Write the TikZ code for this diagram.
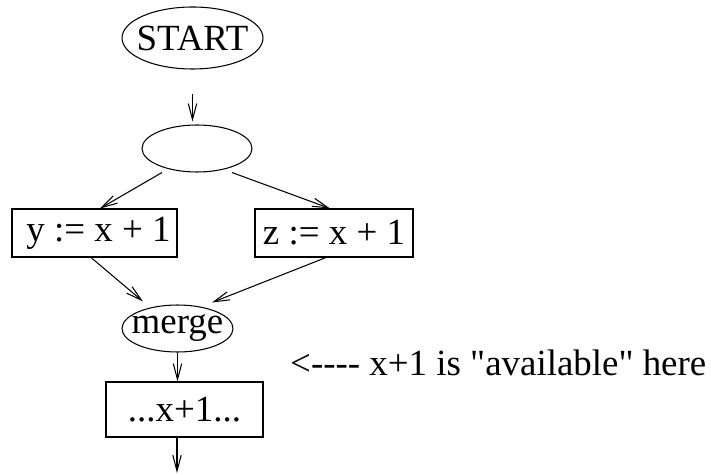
\documentclass[tikz,border=0pt]{standalone}
\usepackage{fontspec}
\newfontfamily\flowfont{Liberation Serif}
\usetikzlibrary{shapes.geometric,arrows.meta}

\begin{document}
\begin{tikzpicture}[
    font=\flowfont\fontsize{10.5}{12}\selectfont,
    line width=0.3pt,
    state/.style={ellipse, draw, inner ysep=0pt, inner xsep=-0.1cm},
    stmt/.style={rectangle, draw, inner sep=0pt},
    flow/.style={-{Straight Barb[length=4.5pt,width=2.4pt]}}
  ]
  \useasboundingbox (0,0) rectangle (7.11,-4.74);

  % Entry and branch
  \node[state, minimum width=1.41cm, minimum height=0.62cm] (start) at (1.925,-0.38) {START};
  \node[state, minimum width=1.10cm, minimum height=0.47cm] (branch) at (1.97,-1.485) {};

  % Two assignments
  \node[stmt, minimum width=1.65cm, minimum height=0.48cm] (ybox) at (0.945,-2.33) {\hspace{0.08cm}y := x + 1};
  \node[stmt, minimum width=1.58cm, minimum height=0.48cm] (zbox) at (3.34,-2.33) {z := x + 1};

  % Join and use
  \node[state, minimum width=1.11cm, minimum height=0.47cm] (merge) at (1.775,-3.285) {merge};
  \node[stmt, minimum width=1.57cm, minimum height=0.55cm] (use) at (1.845,-4.095) {...x+1...};
  \coordinate (exit) at (1.77,-4.73);

  \node[anchor=base west] (note) at (2.78,-3.75) {<---- x+1 is "available" here};

  % Control flow
  \draw[flow] ([yshift=-0.24cm]start.south) -- ([yshift=0.03cm]start.south |- branch.north);
  \draw[flow] ([xshift=-0.35cm]branch.south) -- ([xshift=0.055cm]ybox.north);
  \draw[flow] ([xshift=0.35cm]branch.south) -- ([xshift=-0.04cm]zbox.north);
  \draw[flow] ([xshift=-0.035cm]ybox.south) -- ([xshift=-0.345cm,yshift=0.03cm]merge.north);
  \draw[flow] ([xshift=-0.08cm]zbox.south) -- ([xshift=0.345cm,yshift=0.02cm]merge.north);
  \draw[flow] (merge.south) -- (merge.south |- use.north);
  \draw[flow] (use.south -| exit) -- (exit);
\end{tikzpicture}
\end{document}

▶ What is being asked
Transcribe the listing in full. Omit the pictures and keep every line exact.

▶ Written answer
Write the TikZ code for this diagram.
\documentclass[tikz,border=0pt]{standalone}
\usepackage{fontspec}
\newfontfamily\flowfont{Liberation Serif}
\usetikzlibrary{shapes.geometric,arrows.meta}

\begin{document}
\begin{tikzpicture}[
    font=\flowfont\fontsize{10.5}{12}\selectfont,
    line width=0.3pt,
    state/.style={ellipse, draw, inner ysep=0pt, inner xsep=-0.1cm},
    stmt/.style={rectangle, draw, inner sep=0pt},
    flow/.style={-{Straight Barb[length=4.5pt,width=2.4pt]}}
  ]
  \useasboundingbox (0,0) rectangle (7.11,-4.74);

  % Entry and branch
  \node[state, minimum width=1.41cm, minimum height=0.62cm] (start) at (1.925,-0.38) {START};
  \node[state, minimum width=1.10cm, minimum height=0.47cm] (branch) at (1.97,-1.485) {};

  % Two assignments
  \node[stmt, minimum width=1.65cm, minimum height=0.48cm] (ybox) at (0.945,-2.33) {\hspace{0.08cm}y := x + 1};
  \node[stmt, minimum width=1.58cm, minimum height=0.48cm] (zbox) at (3.34,-2.33) {z := x + 1};

  % Join and use
  \node[state, minimum width=1.11cm, minimum height=0.47cm] (merge) at (1.775,-3.285) {merge};
  \node[stmt, minimum width=1.57cm, minimum height=0.55cm] (use) at (1.845,-4.095) {...x+1...};
  \coordinate (exit) at (1.77,-4.73);

  \node[anchor=base west] (note) at (2.78,-3.75) {<---- x+1 is "available" here};

  % Control flow
  \draw[flow] ([yshift=-0.24cm]start.south) -- ([yshift=0.03cm]start.south |- branch.north);
  \draw[flow] ([xshift=-0.35cm]branch.south) -- ([xshift=0.055cm]ybox.north);
  \draw[flow] ([xshift=0.35cm]branch.south) -- ([xshift=-0.04cm]zbox.north);
  \draw[flow] ([xshift=-0.035cm]ybox.south) -- ([xshift=-0.345cm,yshift=0.03cm]merge.north);
  \draw[flow] ([xshift=-0.08cm]zbox.south) -- ([xshift=0.345cm,yshift=0.02cm]merge.north);
  \draw[flow] (merge.south) -- (merge.south |- use.north);
  \draw[flow] (use.south -| exit) -- (exit);
\end{tikzpicture}
\end{document}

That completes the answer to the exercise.